I stop in the evening in the port city of Bandar Abbas, known to locals simply as Bandar (port). Architecturally a characterless modern sprawl even worse than Tehran, Bandar has the slightly seedy air of a major port and a population whose faces show influences of Arabs and Africans. Indeed, even more than other port cities of Iran, these cultural contacts with the outside world together with, perhaps, the proximity to the neutrality of the ocean mean that Bandar feels even more remote from the joyless theocracy based in Tehran. I’m hosted in Bandar by Mehdi, a Bandari student who seems to embody the city’s easy-going atmosphere. Whilst the rest of Iran is experiencing one of its coldest and snowiest winters in decades, with temperatures plunging to twenty below zero, here the temperature is a balmy twenty to twenty five degrees, another factor which encourages me into staying for eleven days in the city.

Masked Women, Minab, Hormozgan Province, Iran

Mehdi and I make a trip to the nearby city of Minab, famed for its colourful Thursday market that takes place on a large, dry riverbed, with stalls spilling out quite haphazardly on the gravelly surface. Amid the stalls, a crowd gathers around one young man who wrestles a viper, then wraps himself in chains and appears to break free by his own strength, all in the hope of some donations from entertained shoppers. There’s also a slight air of corruption, and in the backrooms of the city there is a flourishing trade in illegal, smuggled alcohol. Most striking by far however, are the masks which some Bandari women wear here. These colourful embroidered masks, most commonly in rich shades of burgundy or vermilion, cover that small par of a woman’s face which is exposed by their chador and is a traditional fashion peculiar to this region of the Gulf coast. They seem hugely impractical, with a central vertical ridge dividing the sight of left and right eyes, but they are a striking dash of colour and novelty in a country where people generally dress in plain clothes.

Salt Dome, Hormuz Island, Hormozgan Province, Iran

On another day, Mehdi and I make the short journey from Bandar by motor launch to the island of Hormuz, at the northern edge of the politically sensitive Straits of Hormuz. All across southern Iran, salt domes appear amongst the folds of the Zagros, pushed to the surface by their own buoyancy compared to surrounding rock. Hormuz Island has formed by the actions of one such salt dome, and parts of the island’s surface are pure salt. Despite being tiny and waterless, the island has a long history owing to its strategic position on maritime trade routes, though it was the Portuguese who left the most enduring mark, in the form of a fortress with an underground church and water cistern hewn out of the native red rock. Whilst enjoying the warm sea breeze we meet an Iranian woman with her daughter and friend, and the five of us hire a taxi to drive us around the island. On a beautiful beach on the south coast, where soft, salty red rocks dissolve into the lapping seawater causing it to take on a blood-like colour, we paddle with the girls, who even go so far as to remove their headscarves.
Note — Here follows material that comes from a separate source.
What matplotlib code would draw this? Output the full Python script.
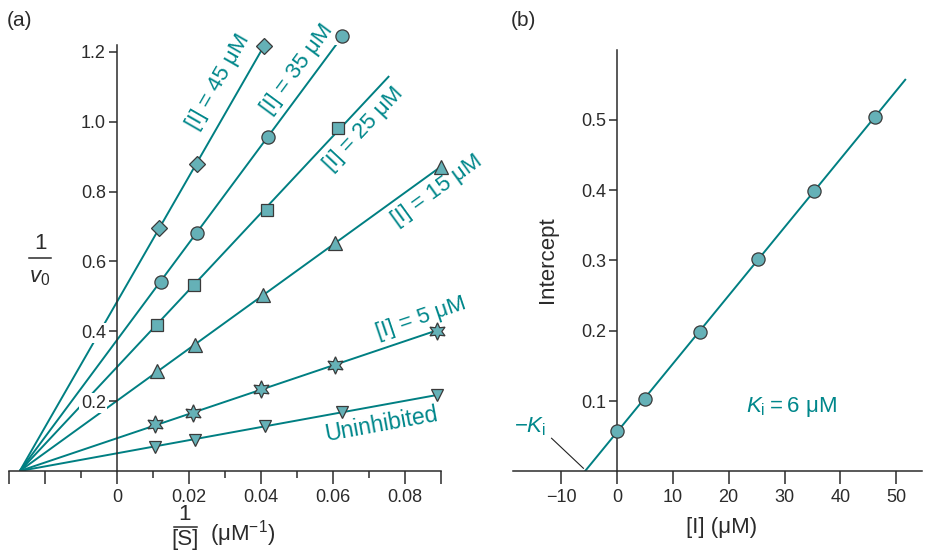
import numpy as np
import matplotlib
matplotlib.use("Agg")
import matplotlib.pyplot as plt
from matplotlib.lines import Line2D

plt.rcParams['font.family'] = ['Liberation Sans', 'DejaVu Sans']
plt.rcParams['mathtext.fontset'] = 'custom'
plt.rcParams['mathtext.rm'] = 'Liberation Sans'
plt.rcParams['mathtext.it'] = 'Liberation Sans:italic'

LINE = '#007f82'
TEXT = '#00878b'
FILL = '#65b1b7'
EDGE = '#3a3a3a'
AXC = '#2b2b2b'

# ---- panel (a): Lineweaver-Burk data ----
series_names = ['Uninhibited', '[I] = 5 μM', '[I] = 15 μM',
                '[I] = 25 μM', '[I] = 35 μM', '[I] = 45 μM']
inv_s = [
    [0.0106, 0.0217, 0.0410, 0.0625, 0.0890],
    [0.0106, 0.0210, 0.0400, 0.0606, 0.0889],
    [0.0110, 0.0217, 0.0406, 0.0606, 0.0900],
    [0.0111, 0.0214, 0.0417, 0.0614],
    [0.0122, 0.0222, 0.0419, 0.0625],
    [0.0117, 0.0222, 0.0408],
]
inv_v = [
    [0.069, 0.089, 0.129, 0.169, 0.218],
    [0.135, 0.166, 0.235, 0.304, 0.401],
    [0.287, 0.361, 0.504, 0.653, 0.871],
    [0.418, 0.533, 0.748, 0.983],
    [0.541, 0.682, 0.957, 1.246],
    [0.696, 0.880, 1.218],
]
markers = ['v', (6, 1, 0), '^', 's', 'o', 'D']
marker_sizes = [9, 12.5, 9.5, 8, 9.5, 8]
line_end = [0.089, 0.098, 0.099, 0.0756, 0.0625, 0.0408]
x_meet = -0.027  # common intersection on the x axis

# label positions (data coords)
label_pos = [(0.0735, 0.133), (0.0844, 0.437), (0.0888, 0.803),
             (0.0685, 0.980), (0.0500, 1.150), (0.0281, 1.115)]
label_size = [16.5, 16, 16, 16, 16, 16]

# ---- panel (b): replot of intercepts ----
conc_i = [0, 5, 14.8, 25.2, 35.3, 46.2]
intercepts = [0.057, 0.103, 0.198, 0.302, 0.399, 0.504]

W, H = 925, 550
fig = plt.figure(figsize=(W / 100, H / 100), dpi=100)


def fx(px):
    return px / W


def fy(py):
    return 1 - py / H


# ---------------- panel (a) ----------------
ax = fig.add_axes([fx(9), fy(471), fx(441) - fx(9), fy(45) - fy(471)])
ax.set_xlim(-0.03, 0.09)
ax.set_ylim(0, 1.22)
ax.set_axisbelow(False)

for i in range(len(series_names)):
    x = np.array(inv_s[i])
    y = np.array(inv_v[i])
    slope = np.sum((x - x_meet) * y) / np.sum((x - x_meet) ** 2)
    xs = np.array([x_meet, line_end[i]])
    ax.plot(xs, slope * (xs - x_meet), color=LINE, lw=1.4, zorder=2,
            solid_capstyle='butt')
    ax.plot(x, y, ls='none', marker=markers[i], ms=marker_sizes[i],
            mfc=FILL, mec=EDGE, mew=0.9, zorder=3, clip_on=False)
    lx, ly = label_pos[i]
    ax.text(lx, ly, series_names[i], color=TEXT, fontsize=label_size[i],
            rotation=np.degrees(np.arctan(slope)), transform_rotates_text=True,
            rotation_mode='anchor', ha='center', va='center')

for s in ['top', 'right']:
    ax.spines[s].set_visible(False)
ax.spines['left'].set_position(('data', 0))
for s in ['left', 'bottom']:
    ax.spines[s].set_color(AXC)
    ax.spines[s].set_linewidth(1.1)

ax.set_yticks([0.2, 0.4, 0.6, 0.8, 1.0, 1.2])
ax.set_yticklabels(['0.2', '0.4', '0.6', '0.8', '1.0', '1.2'])
ax.set_xticks([-0.03, -0.02, 0, 0.02, 0.04, 0.06, 0.08, 0.09])
ax.set_xticklabels(['', '', '0', '0.02', '0.04', '0.06', '0.08', ''])
ax.set_xticks([-0.01, 0.01, 0.03, 0.05, 0.07], minor=True)
ax.tick_params(axis='y', direction='out', length=6, width=1.1, color=AXC,
               labelsize=13, labelcolor=AXC, pad=2)
ax.tick_params(axis='x', which='major', direction='out', length=9, width=1.1,
               color=AXC, labelsize=13, labelcolor=AXC, pad=4)
ax.tick_params(axis='x', which='minor', direction='out', length=5, width=1.1,
               color=AXC)
ax.patch.set_visible(False)

# axis titles drawn as stacked fractions
fig.text(fx(40), fy(243), '1', fontsize=16, color=AXC, ha='center', va='center')
fig.add_artist(Line2D([fx(29), fx(51)], [fy(258), fy(258)], color=AXC, lw=1.1))
fig.text(fx(40), fy(277), r'$\mathit{v}_0$', fontsize=16, color=AXC,
         ha='center', va='center')

fig.text(fx(185), fy(515), '1', fontsize=16, color=AXC, ha='center', va='center')
fig.add_artist(Line2D([fx(174), fx(197)], [fy(527), fy(527)], color=AXC, lw=1.1))
fig.text(fx(185), fy(539), '[S]', fontsize=16, color=AXC, ha='center', va='center')
fig.text(fx(243), fy(534), '(μM$^{-1}$)', fontsize=16, color=AXC,
         ha='center', va='center')

# ---------------- panel (b) ----------------
bx = fig.add_axes([fx(513), fy(471.3), fx(922) - fx(513), fy(49.5) - fy(471.3)])
bx.set_xlim(-18.6, 54.6)
bx.set_ylim(0, 0.6)

m, b = np.polyfit(conc_i, intercepts, 1)
xl = np.array([-b / m, 51.6])
bx.plot(xl, m * xl + b, color=LINE, lw=1.4, zorder=2)
bx.plot(conc_i, intercepts, ls='none', marker='o', ms=9.5, mfc=FILL,
        mec=EDGE, mew=0.9, zorder=3, clip_on=False)

for s in ['top', 'right']:
    bx.spines[s].set_visible(False)
bx.spines['left'].set_position(('data', 0))
for s in ['left', 'bottom']:
    bx.spines[s].set_color(AXC)
    bx.spines[s].set_linewidth(1.1)
bx.set_yticks([0.1, 0.2, 0.3, 0.4, 0.5])
bx.set_yticklabels(['0.1', '0.2', '0.3', '0.4', '0.5'])
bx.set_xticks([-10, 0, 10, 20, 30, 40, 50])
bx.tick_params(axis='y', direction='out', length=6, width=1.1, color=AXC,
               labelsize=13, labelcolor=AXC, pad=2)
bx.tick_params(axis='x', direction='out', length=9, width=1.1, color=AXC,
               labelsize=13, labelcolor=AXC, pad=4)
bx.patch.set_visible(False)

bx.plot([-11.7, -6.0], [0.047, 0.0043], color='#222222', lw=0.8)
bx.text(-15.6, 0.064, r'$-K_{\mathrm{i}}$', color=TEXT, fontsize=16,
        ha='center', va='center')
bx.text(31.2, 0.092, r'$K_{\mathrm{i}}$' + '\u2009=\u20096 μM', color=TEXT,
        fontsize=16, ha='center', va='center')

fig.text(fx(547), fy(260), 'Intercept', fontsize=16, color=AXC, rotation=90,
         ha='center', va='center')
fig.text(fx(722), fy(528), '[I] (μM)', fontsize=16, color=AXC,
         ha='center', va='center')

fig.text(fx(20), fy(20), '(a)', fontsize=15, color=AXC, ha='center', va='center')
fig.text(fx(523), fy(20), '(b)', fontsize=15, color=AXC, ha='center', va='center')

# white boxes behind the y tick labels so the lines break around them
fig.canvas.draw()
for t in ax.yaxis.get_major_ticks():
    t.label1.set_bbox(dict(facecolor='white', edgecolor='none', pad=1.0))

fig.savefig('out.png', dpi=100)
In a country where it is technically illegal for unmarried or unrelated men and women have any kind of social interaction, this feels like a rare treat indeed. In more than two months in Iran, it is the first time I have seen a women’s hair in public and the only time where a young woman has felt comfortable enough to open up to any degree in public without continually looking over her shoulder.

Highway 91, Kerman Province, Iran

The time comes to leave Mehdi and his welcoming family, and the warmth of the coast, and head inland to make the journey of just over eight hundred kilometres to the Pakistani frontier. The road climbs through cold, purple-tinged mountains, crossing a high pass back onto the Iranian Plateau, now lashed by damp, freezing winds. It’s a scene of marvellous desolation where dark, barren mountains float on the endless gravelly plain as I head north on Highway 91, then east onto Highway 84. Shortly beyond Bam I slip through a security checkpoint unnoticed and enter wild Sistan and Baluchistan Province, which every Iranian has warned me is unsafe. While I know this is rather over-hyped, I am nevertheless glad to reach the capital Zahedan without incident, well after dark. I remember Zahedan as a wild, swelteringly hot frontier town where I was struck down with heat exhaustion and dysentery in July 2003, but tonight I stop only long enough to have dinner. I continue alone towards the border but am finally stopped at a police checkpost around fifty kilometres short of the border crossing at Mirjaveh. In the morning I am given a gormless, unarmed teenage conscript as a ‘guard’ and before long am processed at the customs hall and ready to leave the Islamic Republic of Iran.

I leave Iran with many very positive experiences, but I am glad to leave. My greatest impression has been of the people; deeply welcoming, cultured and sensitive, products of a glorious history stretching thousands of years, made rich by the influences brought by countless invaders. This, together with the ability to find relics from all historic epochs makes Iran for me one of the most rewarding countries in which to travel, and one which I would return to many times more in subsequent years. But along with all these joys is a slight feeling of unease; the pressure of being in a police state which seeks to control almost every aspect of the lives of the Iranian populace; a regime which, together with crippling foreign sanctions, holds back the country’s potential, drives many of its greatest minds into exile and seeks to replace Iranian culture with its own joyless, regressive theocracy, which seems so at odds with the richness of Iran’s dynamic history. However, Iraniyat, the concept of Iranian-ness, is far older than the current regime, and indeed older than Islam itself, and it seems inevitable that the country will one day regain its place on the world stage.

Now however is the time to reacquaint myself with the marvellous country of Pakistan.